■ PROVIDED MATERIAL
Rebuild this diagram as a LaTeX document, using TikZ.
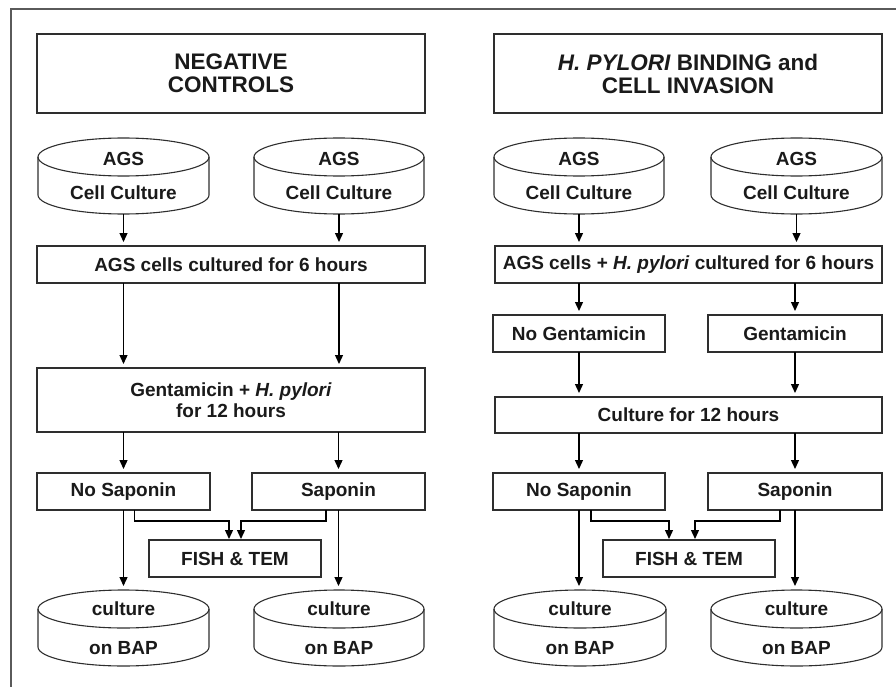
\documentclass[tikz,border=0pt]{standalone}
\usepackage{fontspec}
\setmainfont{Liberation Sans}
\usetikzlibrary{arrows.meta,calc}
\definecolor{framecol}{HTML}{5A5A5A}
\definecolor{edgecol}{HTML}{2E2E2E}
\definecolor{txtcol}{HTML}{1A1A1A}
\newcommand\cylshape[2]{%
  \draw[edgecol, line width=1.1pt] ($(#1.north west)+(0,19)$) -- ($(#1.south west)+(0,-19)$)
     arc[start angle=180, end angle=360, x radius=#2pt, y radius=19pt]
     -- ($(#1.north east)+(0,19)$);
  \draw[edgecol, line width=1.1pt] ($(#1.north)+(0,19)$) ellipse[x radius=#2pt, y radius=19pt];
}
\begin{document}
\begin{tikzpicture}[x=1pt,y=-1pt,
  box/.style={draw=edgecol, line width=1.1pt, inner sep=0pt, outer sep=0pt, align=center,
    text=txtcol, font=\fontsize{19}{21}\selectfont\bfseries},
  titlebox/.style={box, font=\fontsize{22.5}{23}\selectfont\bfseries},
  cyl/.style={inner sep=0pt, outer sep=0pt, align=center, minimum height=76pt,
    text=txtcol, font=\fontsize{19}{34}\selectfont\bfseries},
  arr/.style={line width=1.3pt, -{Triangle[length=9pt,width=8pt]}, shorten >=4pt},
  farr/.style={arr, shorten >=1pt},
]
\useasboundingbox (0,0) rectangle (896,687);
\draw[framecol, line width=1.5pt] (896,9) -- (11,9) -- (11,687);

% ---------- left column ----------
\node[titlebox, minimum width=388pt, minimum height=79pt] (t1) at (231,73.5) {NEGATIVE\\CONTROLS};
\node[cyl, minimum width=171pt] (c1) at (123.5,176) {AGS\\Cell Culture};
\node[cyl, minimum width=170pt] (c2) at (339,176) {AGS\\Cell Culture};
\cylshape{c1}{85.5}
\cylshape{c2}{85}
\node[box, minimum width=388pt, minimum height=37pt] (b1) at (231,264.5) {AGS cells cultured for 6 hours};
\node[box, minimum width=388pt, minimum height=64pt] (g1) at (231,400) {Gentamicin + \textit{H. pylori}\\for 12 hours};
\node[box, minimum width=173pt, minimum height=37pt] (ns1) at (123.5,491.5) {No Saponin};
\node[box, minimum width=173pt, minimum height=37pt] (s1) at (338.5,491.5) {Saponin};
\node[box, minimum width=172pt, minimum height=37pt] (f1) at (235,558.5) {FISH \& TEM};
\node[cyl, minimum width=171pt] (d1) at (123.5,628) {culture\\[5pt]on BAP};
\node[cyl, minimum width=170pt] (d2) at (339,628) {culture\\[5pt]on BAP};
\cylshape{d1}{85.5}
\cylshape{d2}{85}

\draw[arr] (c1.south) -- (b1.north -| c1);
\draw[arr] (c2.south) -- (b1.north -| c2);
\draw[arr] (b1.south -| c1) -- (g1.north -| c1);
\draw[arr] (b1.south -| c2) -- (g1.north -| c2);
\draw[arr] (g1.south -| ns1) -- (ns1.north);
\draw[arr] (g1.south -| s1) -- (s1.north);
\draw[arr] (ns1.south) -- (d1.north -| ns1);
\draw[arr] (s1.south) -- (d2.north -| s1);
\draw[farr] ($(ns1.south)+(11,0)$) -- ++(0,11) -| ($(f1.north)+(-6,0)$);
\draw[farr] ($(s1.south)+(-12.5,0)$) -- ++(0,11) -| ($(f1.north)+(6,0)$);

% ---------- right column ----------
\node[titlebox, minimum width=388pt, minimum height=79pt] (t2) at (688,73.5) {\textit{H. PYLORI} BINDING and\\CELL INVASION};
\node[cyl, minimum width=170pt] (c3) at (579,176) {AGS\\Cell Culture};
\node[cyl, minimum width=171pt] (c4) at (796.5,176) {AGS\\Cell Culture};
\cylshape{c3}{85}
\cylshape{c4}{85.5}
\node[box, minimum width=387pt, minimum height=37pt] (b2) at (688.5,264.5) {AGS cells + \textit{H. pylori} cultured for 6 hours};
\node[box, minimum width=172pt, minimum height=37pt] (ng) at (579,333.5) {No Gentamicin};
\node[box, minimum width=174pt, minimum height=37pt] (gm) at (795,333.5) {Gentamicin};
\node[box, minimum width=387pt, minimum height=36pt] (cu) at (688.5,415) {Culture for 12 hours};
\node[box, minimum width=172pt, minimum height=37pt] (ns2) at (579,491.5) {No Saponin};
\node[box, minimum width=174pt, minimum height=37pt] (s2) at (795,491.5) {Saponin};
\node[box, minimum width=172pt, minimum height=37pt] (f2) at (689,558.5) {FISH \& TEM};
\node[cyl, minimum width=172pt] (d3) at (580,628) {culture\\[5pt]on BAP};
\node[cyl, minimum width=171pt] (d4) at (796.5,628) {culture\\[5pt]on BAP};
\cylshape{d3}{86}
\cylshape{d4}{85.5}

\draw[arr] (c3.south) -- (b2.north -| c3);
\draw[arr] (c4.south) -- (b2.north -| c4);
\draw[arr] (b2.south -| ng) -- (ng.north);
\draw[arr] (b2.south -| gm) -- (gm.north);
\draw[arr] (ng.south) -- (cu.north -| ng);
\draw[arr] (gm.south) -- (cu.north -| gm);
\draw[arr] (cu.south -| ns2) -- (ns2.north);
\draw[arr] (cu.south -| s2) -- (s2.north);
\draw[arr] (ns2.south) -- (d3.north -| ns2);
\draw[arr] (s2.south) -- (d4.north -| s2);
\draw[farr] ($(ns2.south)+(12,0)$) -- ++(0,11) -| ($(f2.north)+(-20,0)$);
\draw[farr] ($(s2.south)+(-15,0)$) -- ++(0,11) -| ($(f2.north)+(6,0)$);
\end{tikzpicture}
\end{document}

■ REQUIRED TASK
Leave the pictures out and reproduce exactly the lines from the top of the listing above through the line with "(11,9) -- (11,687);".

■ TASK SOLUTION
Rebuild this diagram as a LaTeX document, using TikZ.
\documentclass[tikz,border=0pt]{standalone}
\usepackage{fontspec}
\setmainfont{Liberation Sans}
\usetikzlibrary{arrows.meta,calc}
\definecolor{framecol}{HTML}{5A5A5A}
\definecolor{edgecol}{HTML}{2E2E2E}
\definecolor{txtcol}{HTML}{1A1A1A}
\newcommand\cylshape[2]{%
  \draw[edgecol, line width=1.1pt] ($(#1.north west)+(0,19)$) -- ($(#1.south west)+(0,-19)$)
     arc[start angle=180, end angle=360, x radius=#2pt, y radius=19pt]
     -- ($(#1.north east)+(0,19)$);
  \draw[edgecol, line width=1.1pt] ($(#1.north)+(0,19)$) ellipse[x radius=#2pt, y radius=19pt];
}
\begin{document}
\begin{tikzpicture}[x=1pt,y=-1pt,
  box/.style={draw=edgecol, line width=1.1pt, inner sep=0pt, outer sep=0pt, align=center,
    text=txtcol, font=\fontsize{19}{21}\selectfont\bfseries},
  titlebox/.style={box, font=\fontsize{22.5}{23}\selectfont\bfseries},
  cyl/.style={inner sep=0pt, outer sep=0pt, align=center, minimum height=76pt,
    text=txtcol, font=\fontsize{19}{34}\selectfont\bfseries},
  arr/.style={line width=1.3pt, -{Triangle[length=9pt,width=8pt]}, shorten >=4pt},
  farr/.style={arr, shorten >=1pt},
]
\useasboundingbox (0,0) rectangle (896,687);
\draw[framecol, line width=1.5pt] (896,9) -- (11,9) -- (11,687);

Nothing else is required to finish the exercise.